Harris Defeat Underscores Political Impasse over Supreme Court
Democrats reject second Christie nominee in high-stakes battle for control of top court.
From NJ Spotlight:
Republican Gov. Chris Christie and Senate Democratic leaders are locked in a constitutional battle over the political balance and future independence of the New Jersey Supreme Court -- one that threatens to leave the once-proud high court two justices short all the way through next year’s gubernatorial election.
Thursday's Senate Judiciary Committee rejection of Bruce Harris, the Chatham Borough mayor who was the first gay and third African-American nominated to New Jersey’s highest court, was not really about Harris’ lack of courtroom experience. Nor was it based on his decision to recuse himself from any case involving the same-sex marriage laws he has previously endorsed -- certainly not any more than the previous rejection of Christie nominee Philip Kwon had to do with his mother’s failure to pay taxes on time.

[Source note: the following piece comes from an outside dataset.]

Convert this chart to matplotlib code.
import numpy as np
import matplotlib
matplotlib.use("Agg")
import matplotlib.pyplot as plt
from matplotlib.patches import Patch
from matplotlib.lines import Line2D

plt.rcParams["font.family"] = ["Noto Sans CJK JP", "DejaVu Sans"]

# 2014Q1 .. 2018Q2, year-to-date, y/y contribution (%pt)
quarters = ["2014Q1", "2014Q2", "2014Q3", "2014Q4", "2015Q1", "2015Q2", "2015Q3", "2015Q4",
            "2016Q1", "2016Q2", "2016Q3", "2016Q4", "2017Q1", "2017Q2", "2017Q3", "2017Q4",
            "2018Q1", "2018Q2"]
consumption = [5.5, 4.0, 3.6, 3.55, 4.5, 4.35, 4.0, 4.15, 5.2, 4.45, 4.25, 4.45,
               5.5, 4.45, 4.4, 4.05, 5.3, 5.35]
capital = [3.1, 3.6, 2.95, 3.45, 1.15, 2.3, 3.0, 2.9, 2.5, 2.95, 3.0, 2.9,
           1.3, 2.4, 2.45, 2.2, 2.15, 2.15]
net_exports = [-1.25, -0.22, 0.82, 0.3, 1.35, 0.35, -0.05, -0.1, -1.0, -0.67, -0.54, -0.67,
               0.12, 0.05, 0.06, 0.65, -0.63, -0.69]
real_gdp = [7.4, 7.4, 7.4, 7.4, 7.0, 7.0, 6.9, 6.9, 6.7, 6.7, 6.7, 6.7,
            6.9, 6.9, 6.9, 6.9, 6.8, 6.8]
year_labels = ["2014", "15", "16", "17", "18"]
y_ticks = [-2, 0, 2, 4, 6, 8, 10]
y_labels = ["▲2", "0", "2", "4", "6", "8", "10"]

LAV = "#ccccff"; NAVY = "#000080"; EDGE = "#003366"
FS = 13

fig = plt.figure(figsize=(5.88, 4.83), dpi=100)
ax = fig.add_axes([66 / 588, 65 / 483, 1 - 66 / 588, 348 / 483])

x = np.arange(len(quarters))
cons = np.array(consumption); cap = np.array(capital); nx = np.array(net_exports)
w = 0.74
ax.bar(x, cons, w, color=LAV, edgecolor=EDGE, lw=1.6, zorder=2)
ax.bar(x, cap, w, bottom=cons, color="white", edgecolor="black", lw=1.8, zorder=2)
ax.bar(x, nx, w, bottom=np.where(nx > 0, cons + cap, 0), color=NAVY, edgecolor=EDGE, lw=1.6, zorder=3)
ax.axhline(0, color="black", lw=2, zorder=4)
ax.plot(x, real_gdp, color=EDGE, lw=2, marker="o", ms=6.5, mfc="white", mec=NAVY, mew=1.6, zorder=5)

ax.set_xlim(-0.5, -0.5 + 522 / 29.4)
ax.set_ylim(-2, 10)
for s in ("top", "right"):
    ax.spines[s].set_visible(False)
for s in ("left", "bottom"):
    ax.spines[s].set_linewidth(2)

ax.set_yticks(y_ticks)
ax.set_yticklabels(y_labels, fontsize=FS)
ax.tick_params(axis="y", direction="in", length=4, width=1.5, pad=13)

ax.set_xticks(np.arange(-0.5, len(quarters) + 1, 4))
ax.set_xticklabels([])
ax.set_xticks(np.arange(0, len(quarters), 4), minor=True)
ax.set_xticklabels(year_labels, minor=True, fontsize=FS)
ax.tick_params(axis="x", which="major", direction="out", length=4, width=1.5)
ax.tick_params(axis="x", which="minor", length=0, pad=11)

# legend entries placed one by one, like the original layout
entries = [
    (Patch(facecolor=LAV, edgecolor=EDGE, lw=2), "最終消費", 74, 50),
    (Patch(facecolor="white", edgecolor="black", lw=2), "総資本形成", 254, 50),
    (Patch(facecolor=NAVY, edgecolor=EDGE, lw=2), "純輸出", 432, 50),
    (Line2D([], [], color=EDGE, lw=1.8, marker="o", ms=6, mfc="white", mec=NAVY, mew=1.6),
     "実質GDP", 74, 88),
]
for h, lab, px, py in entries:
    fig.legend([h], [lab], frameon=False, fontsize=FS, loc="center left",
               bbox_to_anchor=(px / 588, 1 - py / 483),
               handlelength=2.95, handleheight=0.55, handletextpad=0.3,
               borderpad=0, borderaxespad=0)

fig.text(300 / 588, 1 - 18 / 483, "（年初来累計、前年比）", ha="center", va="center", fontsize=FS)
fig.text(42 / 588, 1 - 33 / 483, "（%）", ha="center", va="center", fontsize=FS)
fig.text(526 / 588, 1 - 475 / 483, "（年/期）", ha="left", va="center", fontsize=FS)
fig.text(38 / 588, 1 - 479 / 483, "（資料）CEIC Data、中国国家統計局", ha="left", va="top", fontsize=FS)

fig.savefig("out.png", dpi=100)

The real issue, as both Christie and Senate Judiciary Committee Chairman Nicholas Scutari (D-Union) made clear following the committee’s 7-6 vote, is control of the New Jersey Supreme Court. This is the same court whose Abbott decisions requiring massive state aid to inner city schools and Mount Laurel rulings requiring low-income housing in the suburbs have been anathema to Christie and Republican leaders.
Christie and Scutari agree on the unwritten tradition in place since the 1947 New Jersey Constitution that no more than four out of the seven members of the state Supreme Court can be members of one party. What they disagree over is whether Supreme Court Associate Justice Jaynee LaVecchia should count as a Republican.
“Jaynee LaVecchia never registered as a Republican. Just because she worked for two Republican governors doesn’t make her a Republican,” Christie said of LaVecchia, who served as deputy chief counsel for Republican Gov. Tom Kean and as director of the Division of Law and banking commissioner under GOP Gov. Christine Todd Whitman, but has never declared a party affiliation.
“LaVecchia is a Republican who worked in Republican administrations and had Republican campaign contributions in the past,” Scutari countered, referring to LaVecchia’s $500 contribution to state Senator Leonard Lance’s reelection campaign in 1999, the year before her Supreme Court nomination. “Just because you haven’t registered as a Republican doesn’t mean you’re not a Republican.”
It’s a question of arithmetic. If LaVecchia counts as an independent, then Christie would be entitled to appoint two Republicans to the existing Supreme Court vacancies to join Associate Justices Helen Hoens and Anne Patterson. If LaVecchia is considered a Republican, then Christie would be entitled to appoint only one more Republican, and the remaining spot would have to go to a Democrat or an independent. Chief Justice Stuart Rabner and Associate Justice Barry Albin are both Democrats.
“Christie can have four: we just don’t want him to have five -- a supermajority,” Scutari said, asserting that one of Christie’s two appointees should be a Democrat.
“If they’re waiting for me to appoint a Democrat to the Supreme Court because of their convoluted logic, their false logic, on Jaynee LaVecchia, they’ll be waiting a long time,” Christie said. “If they want a Democrat on the court, they’d better win the next election.”
Christie stated that he would not allow himself to be the first governor since the 1947 Constitution not to have four justices of his own party on the court, especially not after several decades in which “they’ve had their policy objectives protected by a Democratic majority on the Supreme Court.”
Left unsaid by both sides is that whether LaVecchia is really an independent or a Republican, she is certainly not a “Christie Republican.” For Christie, a reliably conservative Republican majority would consist of Hoens, who is married to one of his policy aides and is up for reappointment later this year, plus Patterson and two more of his own appointees – a majority that Kwon and Harris presumably would have provided.
For Christie, LaVecchia doesn’t count.